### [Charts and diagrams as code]
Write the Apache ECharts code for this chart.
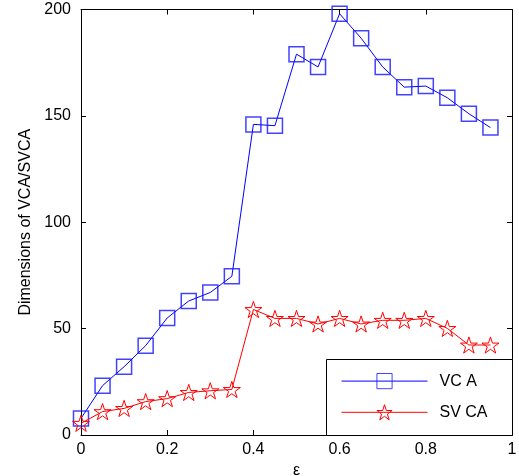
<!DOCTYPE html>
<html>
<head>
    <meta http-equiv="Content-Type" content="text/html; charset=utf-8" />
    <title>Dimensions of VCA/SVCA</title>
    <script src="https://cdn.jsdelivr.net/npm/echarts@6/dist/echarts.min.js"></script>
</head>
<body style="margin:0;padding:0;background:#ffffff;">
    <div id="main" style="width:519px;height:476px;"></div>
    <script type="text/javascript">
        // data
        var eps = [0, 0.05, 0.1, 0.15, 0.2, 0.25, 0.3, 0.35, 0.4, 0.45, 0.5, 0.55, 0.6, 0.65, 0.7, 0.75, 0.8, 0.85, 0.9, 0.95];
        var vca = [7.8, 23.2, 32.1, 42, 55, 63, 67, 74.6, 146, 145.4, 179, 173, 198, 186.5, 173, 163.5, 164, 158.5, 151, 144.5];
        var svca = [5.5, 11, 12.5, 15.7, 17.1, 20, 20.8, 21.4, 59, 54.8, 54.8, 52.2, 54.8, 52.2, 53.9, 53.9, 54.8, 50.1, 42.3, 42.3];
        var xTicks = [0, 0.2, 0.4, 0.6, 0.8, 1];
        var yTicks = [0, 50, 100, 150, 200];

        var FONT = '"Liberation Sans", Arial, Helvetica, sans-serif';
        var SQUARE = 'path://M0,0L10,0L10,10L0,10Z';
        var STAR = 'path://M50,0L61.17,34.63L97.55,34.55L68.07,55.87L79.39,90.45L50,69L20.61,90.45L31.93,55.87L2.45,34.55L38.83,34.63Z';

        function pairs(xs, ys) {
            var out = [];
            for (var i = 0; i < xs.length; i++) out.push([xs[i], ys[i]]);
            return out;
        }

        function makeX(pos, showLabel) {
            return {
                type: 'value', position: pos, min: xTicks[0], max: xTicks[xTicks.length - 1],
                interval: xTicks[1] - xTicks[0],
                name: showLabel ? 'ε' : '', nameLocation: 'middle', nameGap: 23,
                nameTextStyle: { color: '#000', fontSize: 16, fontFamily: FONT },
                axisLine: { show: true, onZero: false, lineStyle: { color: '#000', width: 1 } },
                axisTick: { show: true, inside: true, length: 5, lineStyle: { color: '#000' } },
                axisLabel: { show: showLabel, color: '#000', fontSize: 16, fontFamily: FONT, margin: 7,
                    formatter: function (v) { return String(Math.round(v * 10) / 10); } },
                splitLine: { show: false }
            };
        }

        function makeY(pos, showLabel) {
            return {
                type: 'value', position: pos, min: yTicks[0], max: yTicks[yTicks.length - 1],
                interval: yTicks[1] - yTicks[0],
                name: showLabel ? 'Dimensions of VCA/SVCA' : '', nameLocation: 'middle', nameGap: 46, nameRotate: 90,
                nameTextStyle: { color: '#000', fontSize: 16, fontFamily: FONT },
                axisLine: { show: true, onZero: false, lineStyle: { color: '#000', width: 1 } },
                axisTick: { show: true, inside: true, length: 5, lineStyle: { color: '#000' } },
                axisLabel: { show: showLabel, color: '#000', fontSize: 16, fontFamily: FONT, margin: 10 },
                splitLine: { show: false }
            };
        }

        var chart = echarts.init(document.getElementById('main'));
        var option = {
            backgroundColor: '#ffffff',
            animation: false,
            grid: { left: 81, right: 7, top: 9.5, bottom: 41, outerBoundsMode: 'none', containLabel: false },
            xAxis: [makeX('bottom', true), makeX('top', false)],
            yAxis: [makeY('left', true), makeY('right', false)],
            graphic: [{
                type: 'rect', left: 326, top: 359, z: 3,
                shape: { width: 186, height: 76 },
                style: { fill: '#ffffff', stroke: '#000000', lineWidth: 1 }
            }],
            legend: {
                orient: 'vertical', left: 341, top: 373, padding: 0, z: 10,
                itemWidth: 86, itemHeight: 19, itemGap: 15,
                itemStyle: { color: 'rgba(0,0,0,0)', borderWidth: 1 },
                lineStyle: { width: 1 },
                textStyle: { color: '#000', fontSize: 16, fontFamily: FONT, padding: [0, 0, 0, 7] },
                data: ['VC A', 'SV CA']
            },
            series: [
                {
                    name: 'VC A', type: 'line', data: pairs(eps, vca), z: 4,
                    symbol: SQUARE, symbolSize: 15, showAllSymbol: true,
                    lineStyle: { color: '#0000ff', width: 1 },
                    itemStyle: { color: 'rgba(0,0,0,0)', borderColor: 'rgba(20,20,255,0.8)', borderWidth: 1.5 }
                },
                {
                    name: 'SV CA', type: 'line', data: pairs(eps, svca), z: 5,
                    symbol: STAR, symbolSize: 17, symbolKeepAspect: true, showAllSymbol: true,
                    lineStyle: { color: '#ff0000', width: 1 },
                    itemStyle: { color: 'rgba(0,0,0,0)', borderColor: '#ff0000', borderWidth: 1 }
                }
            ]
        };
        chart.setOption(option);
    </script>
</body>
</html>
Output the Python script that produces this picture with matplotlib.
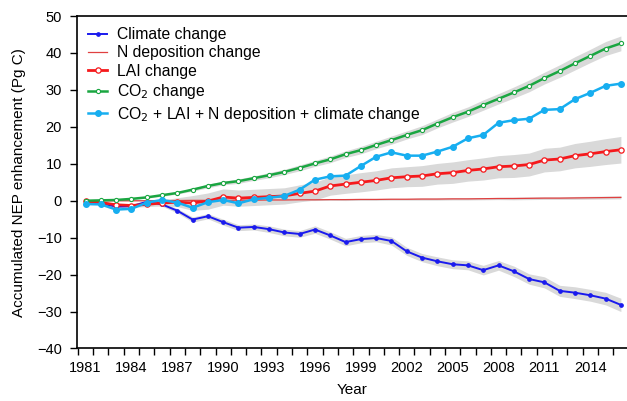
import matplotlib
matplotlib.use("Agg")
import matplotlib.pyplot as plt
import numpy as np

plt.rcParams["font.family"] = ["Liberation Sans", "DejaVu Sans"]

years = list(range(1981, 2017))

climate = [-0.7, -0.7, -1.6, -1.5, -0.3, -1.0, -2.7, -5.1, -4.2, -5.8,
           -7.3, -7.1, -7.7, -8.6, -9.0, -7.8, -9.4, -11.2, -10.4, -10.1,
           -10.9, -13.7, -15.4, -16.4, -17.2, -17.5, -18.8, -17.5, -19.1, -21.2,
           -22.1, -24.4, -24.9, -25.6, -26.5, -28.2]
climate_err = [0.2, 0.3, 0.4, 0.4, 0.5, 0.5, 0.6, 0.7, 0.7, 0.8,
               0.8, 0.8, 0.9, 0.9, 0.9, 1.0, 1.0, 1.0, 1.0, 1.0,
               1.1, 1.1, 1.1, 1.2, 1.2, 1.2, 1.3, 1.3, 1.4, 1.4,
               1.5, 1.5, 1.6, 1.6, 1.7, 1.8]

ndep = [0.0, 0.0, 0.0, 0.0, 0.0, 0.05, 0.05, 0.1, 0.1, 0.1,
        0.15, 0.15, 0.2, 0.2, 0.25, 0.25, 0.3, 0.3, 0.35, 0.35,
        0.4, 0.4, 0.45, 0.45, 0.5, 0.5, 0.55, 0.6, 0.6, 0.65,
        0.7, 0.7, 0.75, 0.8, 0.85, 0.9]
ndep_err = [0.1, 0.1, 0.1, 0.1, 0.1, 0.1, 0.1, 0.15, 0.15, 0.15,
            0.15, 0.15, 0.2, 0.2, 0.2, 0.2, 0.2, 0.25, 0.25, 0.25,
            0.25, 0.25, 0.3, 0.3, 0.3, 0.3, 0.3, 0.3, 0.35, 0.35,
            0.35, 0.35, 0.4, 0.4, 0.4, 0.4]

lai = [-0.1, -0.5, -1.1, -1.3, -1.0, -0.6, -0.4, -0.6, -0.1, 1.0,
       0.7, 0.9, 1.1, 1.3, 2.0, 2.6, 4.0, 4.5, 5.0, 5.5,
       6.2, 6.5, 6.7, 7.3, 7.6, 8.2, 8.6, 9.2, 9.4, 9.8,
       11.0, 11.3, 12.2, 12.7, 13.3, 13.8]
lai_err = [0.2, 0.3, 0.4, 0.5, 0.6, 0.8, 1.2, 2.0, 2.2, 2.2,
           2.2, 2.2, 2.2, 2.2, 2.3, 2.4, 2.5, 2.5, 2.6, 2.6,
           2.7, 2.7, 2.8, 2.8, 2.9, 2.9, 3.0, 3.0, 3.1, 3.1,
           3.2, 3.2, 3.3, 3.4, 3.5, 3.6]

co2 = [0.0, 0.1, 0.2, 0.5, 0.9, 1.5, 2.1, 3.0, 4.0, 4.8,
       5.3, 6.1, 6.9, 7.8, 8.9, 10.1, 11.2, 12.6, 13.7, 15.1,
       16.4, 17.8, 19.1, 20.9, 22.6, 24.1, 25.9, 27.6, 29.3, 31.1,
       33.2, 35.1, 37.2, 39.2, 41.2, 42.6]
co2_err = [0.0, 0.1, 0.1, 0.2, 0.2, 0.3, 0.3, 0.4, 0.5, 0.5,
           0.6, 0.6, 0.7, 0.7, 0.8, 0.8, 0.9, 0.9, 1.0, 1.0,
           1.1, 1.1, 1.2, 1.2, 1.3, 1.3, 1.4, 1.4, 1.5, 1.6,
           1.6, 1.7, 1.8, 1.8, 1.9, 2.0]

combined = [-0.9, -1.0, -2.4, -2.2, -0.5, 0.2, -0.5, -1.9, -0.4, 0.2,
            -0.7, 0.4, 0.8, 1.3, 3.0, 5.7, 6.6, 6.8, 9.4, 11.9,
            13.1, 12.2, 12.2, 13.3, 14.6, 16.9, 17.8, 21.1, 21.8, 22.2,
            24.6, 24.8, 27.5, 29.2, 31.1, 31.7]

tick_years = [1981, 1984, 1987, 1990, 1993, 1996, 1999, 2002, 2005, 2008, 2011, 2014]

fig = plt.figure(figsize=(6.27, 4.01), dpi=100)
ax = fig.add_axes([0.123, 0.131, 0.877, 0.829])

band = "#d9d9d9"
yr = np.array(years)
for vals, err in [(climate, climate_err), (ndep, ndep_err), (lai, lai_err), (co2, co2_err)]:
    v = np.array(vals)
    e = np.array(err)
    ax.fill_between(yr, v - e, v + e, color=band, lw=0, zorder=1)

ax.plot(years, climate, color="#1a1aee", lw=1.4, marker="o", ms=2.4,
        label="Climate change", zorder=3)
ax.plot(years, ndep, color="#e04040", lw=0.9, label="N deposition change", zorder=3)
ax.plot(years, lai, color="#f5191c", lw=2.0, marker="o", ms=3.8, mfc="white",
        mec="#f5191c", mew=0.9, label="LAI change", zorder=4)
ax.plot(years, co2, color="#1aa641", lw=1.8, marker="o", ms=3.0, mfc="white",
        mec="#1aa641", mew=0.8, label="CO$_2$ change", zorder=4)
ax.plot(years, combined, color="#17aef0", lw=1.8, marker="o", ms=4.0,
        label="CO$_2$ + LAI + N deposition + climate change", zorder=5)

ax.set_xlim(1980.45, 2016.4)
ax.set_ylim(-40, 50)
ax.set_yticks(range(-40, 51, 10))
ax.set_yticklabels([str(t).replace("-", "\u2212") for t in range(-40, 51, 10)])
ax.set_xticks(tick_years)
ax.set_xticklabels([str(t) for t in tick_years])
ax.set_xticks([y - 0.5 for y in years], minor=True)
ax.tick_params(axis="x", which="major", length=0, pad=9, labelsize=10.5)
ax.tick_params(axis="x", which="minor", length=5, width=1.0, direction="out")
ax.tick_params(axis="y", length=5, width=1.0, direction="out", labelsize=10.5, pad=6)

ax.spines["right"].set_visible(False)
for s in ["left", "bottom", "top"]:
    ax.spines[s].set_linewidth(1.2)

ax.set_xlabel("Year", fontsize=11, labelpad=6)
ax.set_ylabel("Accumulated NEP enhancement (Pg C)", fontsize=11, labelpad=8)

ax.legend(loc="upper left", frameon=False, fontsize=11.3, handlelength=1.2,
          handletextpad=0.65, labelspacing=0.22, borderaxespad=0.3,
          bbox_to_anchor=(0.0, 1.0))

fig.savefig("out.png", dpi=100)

### [WHAT THE TASK REQUIRES]
Leave the pictures out and print, exactly as written, every line from the one holding "Output the Python" down to the one holding "years = list(range(1981, 2017))", both of those included.

### [RESPONSE BELOW]
Output the Python script that produces this picture with matplotlib.
import matplotlib
matplotlib.use("Agg")
import matplotlib.pyplot as plt
import numpy as np

plt.rcParams["font.family"] = ["Liberation Sans", "DejaVu Sans"]

years = list(range(1981, 2017))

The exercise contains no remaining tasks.